=== Problem to work on ===
Leave the pictures out, and retype all of the material exactly as written.

=== Data ===
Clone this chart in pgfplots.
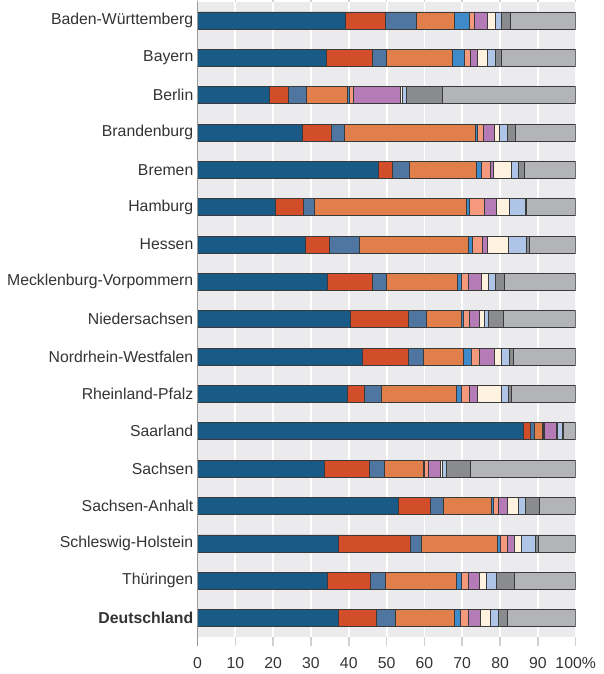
\documentclass[border=0pt]{standalone}
\usepackage{fontspec}
\setmainfont{Liberation Sans}
\usepackage{pgfplots}
\pgfplotsset{compat=1.18}
\usepackage{pgfplotstable}
\definecolor{c1}{HTML}{1A5A87}
\definecolor{c2}{HTML}{D24D2A}
\definecolor{c3}{HTML}{4E76A0}
\definecolor{c4}{HTML}{E07F4A}
\definecolor{c5}{HTML}{3F8BCA}
\definecolor{c6}{HTML}{F5997C}
\definecolor{c7}{HTML}{B57BB6}
\definecolor{c8}{HTML}{FFF3E0}
\definecolor{c9}{HTML}{AEC5E7}
\definecolor{c10}{HTML}{8A8B8E}
\definecolor{c11}{HTML}{B3B4B7}
\definecolor{bg}{HTML}{EBEBEE}
\definecolor{edge}{HTML}{3A3A3A}
\definecolor{lab}{HTML}{333333}
\definecolor{axgray}{HTML}{9A9A9A}
\definecolor{tickgray}{HTML}{D0D0D2}
\pgfplotstableread{
y a b c d e f g h i j k
0 39.0 10.6 8.2 10.2 3.9 1.3 3.5 2.1 1.5 2.3 17.4
1 34.0 12.2 3.8 17.3 3.3 1.5 1.8 2.8 2.1 1.6 19.6
2 18.9 5.1 4.7 10.9 0.5 1.2 12.4 0.5 1.0 9.6 35.2
3 27.6 7.8 3.5 34.5 0.6 1.6 2.9 1.2 2.2 2.2 15.9
4 47.9 3.6 4.5 17.8 1.2 2.4 0.7 5.0 1.7 1.6 13.6
5 20.6 7.4 2.9 40.3 0.6 4.1 3.0 3.5 4.4 0.2 13.0
6 28.6 6.3 7.8 28.9 1.1 2.7 1.3 5.5 4.7 0.9 12.2
7 34.4 11.9 3.7 18.8 0.9 1.8 3.5 1.9 1.8 2.4 18.9
8 40.3 15.5 4.7 9.2 0.7 1.4 2.6 1.5 1.0 4.0 19.1
9 43.6 12.2 3.9 10.7 2.1 2.0 4.0 1.8 2.2 1.1 16.4
10 39.5 4.6 4.6 19.8 1.2 2.1 2.1 6.4 1.9 0.7 17.1
11 86.2 1.7 1.2 2.2 0.2 0.2 3.3 0.2 1.2 0.2 3.4
12 33.5 12.0 3.8 10.3 0.4 1.1 3.0 0.5 1.3 6.2 27.9
13 53.1 8.5 3.4 12.6 0.7 1.3 2.4 2.8 1.8 3.8 9.6
14 37.3 18.9 2.9 20.2 0.7 2.0 1.7 1.9 3.8 0.7 9.9
15 34.4 11.2 4.1 18.8 1.2 1.8 3.0 1.8 2.8 4.7 16.2
16 37.1 10.3 4.9 15.7 1.6 1.9 3.2 2.7 2.2 2.4 18.0
}\data
\begin{document}
\begin{tikzpicture}
\begin{axis}[
  scale only axis, width=378.2pt, height=634.9pt,
  xmin=0, xmax=100, ymin=-0.5, ymax=16.5, y dir=reverse,
  xbar stacked, bar width=17pt,
  axis background/.style={fill=bg},
  xmajorgrids, major grid style={white, line width=1.8pt},
  axis line style={draw=none},
  xtick={0,10,...,100},
  xticklabels={0,10,20,30,40,50,60,70,80,90,100\%},
  ytick={0,...,16},
  yticklabels={Baden-Württemberg,Bayern,Berlin,Brandenburg,Bremen,Hamburg,Hessen,Mecklenburg-Vorpommern,Niedersachsen,Nordrhein-Westfalen,Rheinland-Pfalz,Saarland,Sachsen,Sachsen-Anhalt,Schleswig-Holstein,Thüringen,\textbf{Deutschland}},
  tick align=outside, major tick length=9pt,
  x tick style={draw=tickgray, line width=1.5pt},
  y tick style={draw=none},
  tick label style={font=\fontsize{15.8}{18}\selectfont, text=lab},
  /pgf/number format/assume math mode=true,
  yticklabel style={anchor=east, inner sep=0pt, xshift=5pt},
  xticklabel style={anchor=north, inner sep=0pt, yshift=-12pt},
  every axis plot/.append style={draw=edge, line width=0.6pt},
]
\addplot[fill=c1, draw=edge] table[x=a,y=y]{\data};
\addplot[fill=c2, draw=edge] table[x=b,y=y]{\data};
\addplot[fill=c3, draw=edge] table[x=c,y=y]{\data};
\addplot[fill=c4, draw=edge] table[x=d,y=y]{\data};
\addplot[fill=c5, draw=edge] table[x=e,y=y]{\data};
\addplot[fill=c6, draw=edge] table[x=f,y=y]{\data};
\addplot[fill=c7, draw=edge] table[x=g,y=y]{\data};
\addplot[fill=c8, draw=edge] table[x=h,y=y]{\data};
\addplot[fill=c9, draw=edge] table[x=i,y=y]{\data};
\addplot[fill=c10, draw=edge] table[x=j,y=y]{\data};
\addplot[fill=c11, draw=edge] table[x=k,y=y]{\data};
\end{axis}
\draw[axgray, line width=1.6pt] (current axis.north west) -- ([yshift=-9pt]current axis.south west);
\pgfresetboundingbox
\path ([xshift=-197.5pt,yshift=-37.3pt]current axis.south west) rectangle ([xshift=28.3pt,yshift=1.8pt]current axis.north east);
\end{tikzpicture}
\end{document}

=== Answer ===
Clone this chart in pgfplots.
\documentclass[border=0pt]{standalone}
\usepackage{fontspec}
\setmainfont{Liberation Sans}
\usepackage{pgfplots}
\pgfplotsset{compat=1.18}
\usepackage{pgfplotstable}
\definecolor{c1}{HTML}{1A5A87}
\definecolor{c2}{HTML}{D24D2A}
\definecolor{c3}{HTML}{4E76A0}
\definecolor{c4}{HTML}{E07F4A}
\definecolor{c5}{HTML}{3F8BCA}
\definecolor{c6}{HTML}{F5997C}
\definecolor{c7}{HTML}{B57BB6}
\definecolor{c8}{HTML}{FFF3E0}
\definecolor{c9}{HTML}{AEC5E7}
\definecolor{c10}{HTML}{8A8B8E}
\definecolor{c11}{HTML}{B3B4B7}
\definecolor{bg}{HTML}{EBEBEE}
\definecolor{edge}{HTML}{3A3A3A}
\definecolor{lab}{HTML}{333333}
\definecolor{axgray}{HTML}{9A9A9A}
\definecolor{tickgray}{HTML}{D0D0D2}
\pgfplotstableread{
y a b c d e f g h i j k
0 39.0 10.6 8.2 10.2 3.9 1.3 3.5 2.1 1.5 2.3 17.4
1 34.0 12.2 3.8 17.3 3.3 1.5 1.8 2.8 2.1 1.6 19.6
2 18.9 5.1 4.7 10.9 0.5 1.2 12.4 0.5 1.0 9.6 35.2
3 27.6 7.8 3.5 34.5 0.6 1.6 2.9 1.2 2.2 2.2 15.9
4 47.9 3.6 4.5 17.8 1.2 2.4 0.7 5.0 1.7 1.6 13.6
5 20.6 7.4 2.9 40.3 0.6 4.1 3.0 3.5 4.4 0.2 13.0
6 28.6 6.3 7.8 28.9 1.1 2.7 1.3 5.5 4.7 0.9 12.2
7 34.4 11.9 3.7 18.8 0.9 1.8 3.5 1.9 1.8 2.4 18.9
8 40.3 15.5 4.7 9.2 0.7 1.4 2.6 1.5 1.0 4.0 19.1
9 43.6 12.2 3.9 10.7 2.1 2.0 4.0 1.8 2.2 1.1 16.4
10 39.5 4.6 4.6 19.8 1.2 2.1 2.1 6.4 1.9 0.7 17.1
11 86.2 1.7 1.2 2.2 0.2 0.2 3.3 0.2 1.2 0.2 3.4
12 33.5 12.0 3.8 10.3 0.4 1.1 3.0 0.5 1.3 6.2 27.9
13 53.1 8.5 3.4 12.6 0.7 1.3 2.4 2.8 1.8 3.8 9.6
14 37.3 18.9 2.9 20.2 0.7 2.0 1.7 1.9 3.8 0.7 9.9
15 34.4 11.2 4.1 18.8 1.2 1.8 3.0 1.8 2.8 4.7 16.2
16 37.1 10.3 4.9 15.7 1.6 1.9 3.2 2.7 2.2 2.4 18.0
}\data
\begin{document}
\begin{tikzpicture}
\begin{axis}[
  scale only axis, width=378.2pt, height=634.9pt,
  xmin=0, xmax=100, ymin=-0.5, ymax=16.5, y dir=reverse,
  xbar stacked, bar width=17pt,
  axis background/.style={fill=bg},
  xmajorgrids, major grid style={white, line width=1.8pt},
  axis line style={draw=none},
  xtick={0,10,...,100},
  xticklabels={0,10,20,30,40,50,60,70,80,90,100\%},
  ytick={0,...,16},
  yticklabels={Baden-Württemberg,Bayern,Berlin,Brandenburg,Bremen,Hamburg,Hessen,Mecklenburg-Vorpommern,Niedersachsen,Nordrhein-Westfalen,Rheinland-Pfalz,Saarland,Sachsen,Sachsen-Anhalt,Schleswig-Holstein,Thüringen,\textbf{Deutschland}},
  tick align=outside, major tick length=9pt,
  x tick style={draw=tickgray, line width=1.5pt},
  y tick style={draw=none},
  tick label style={font=\fontsize{15.8}{18}\selectfont, text=lab},
  /pgf/number format/assume math mode=true,
  yticklabel style={anchor=east, inner sep=0pt, xshift=5pt},
  xticklabel style={anchor=north, inner sep=0pt, yshift=-12pt},
  every axis plot/.append style={draw=edge, line width=0.6pt},
]
\addplot[fill=c1, draw=edge] table[x=a,y=y]{\data};
\addplot[fill=c2, draw=edge] table[x=b,y=y]{\data};
\addplot[fill=c3, draw=edge] table[x=c,y=y]{\data};
\addplot[fill=c4, draw=edge] table[x=d,y=y]{\data};
\addplot[fill=c5, draw=edge] table[x=e,y=y]{\data};
\addplot[fill=c6, draw=edge] table[x=f,y=y]{\data};
\addplot[fill=c7, draw=edge] table[x=g,y=y]{\data};
\addplot[fill=c8, draw=edge] table[x=h,y=y]{\data};
\addplot[fill=c9, draw=edge] table[x=i,y=y]{\data};
\addplot[fill=c10, draw=edge] table[x=j,y=y]{\data};
\addplot[fill=c11, draw=edge] table[x=k,y=y]{\data};
\end{axis}
\draw[axgray, line width=1.6pt] (current axis.north west) -- ([yshift=-9pt]current axis.south west);
\pgfresetboundingbox
\path ([xshift=-197.5pt,yshift=-37.3pt]current axis.south west) rectangle ([xshift=28.3pt,yshift=1.8pt]current axis.north east);
\end{tikzpicture}
\end{document}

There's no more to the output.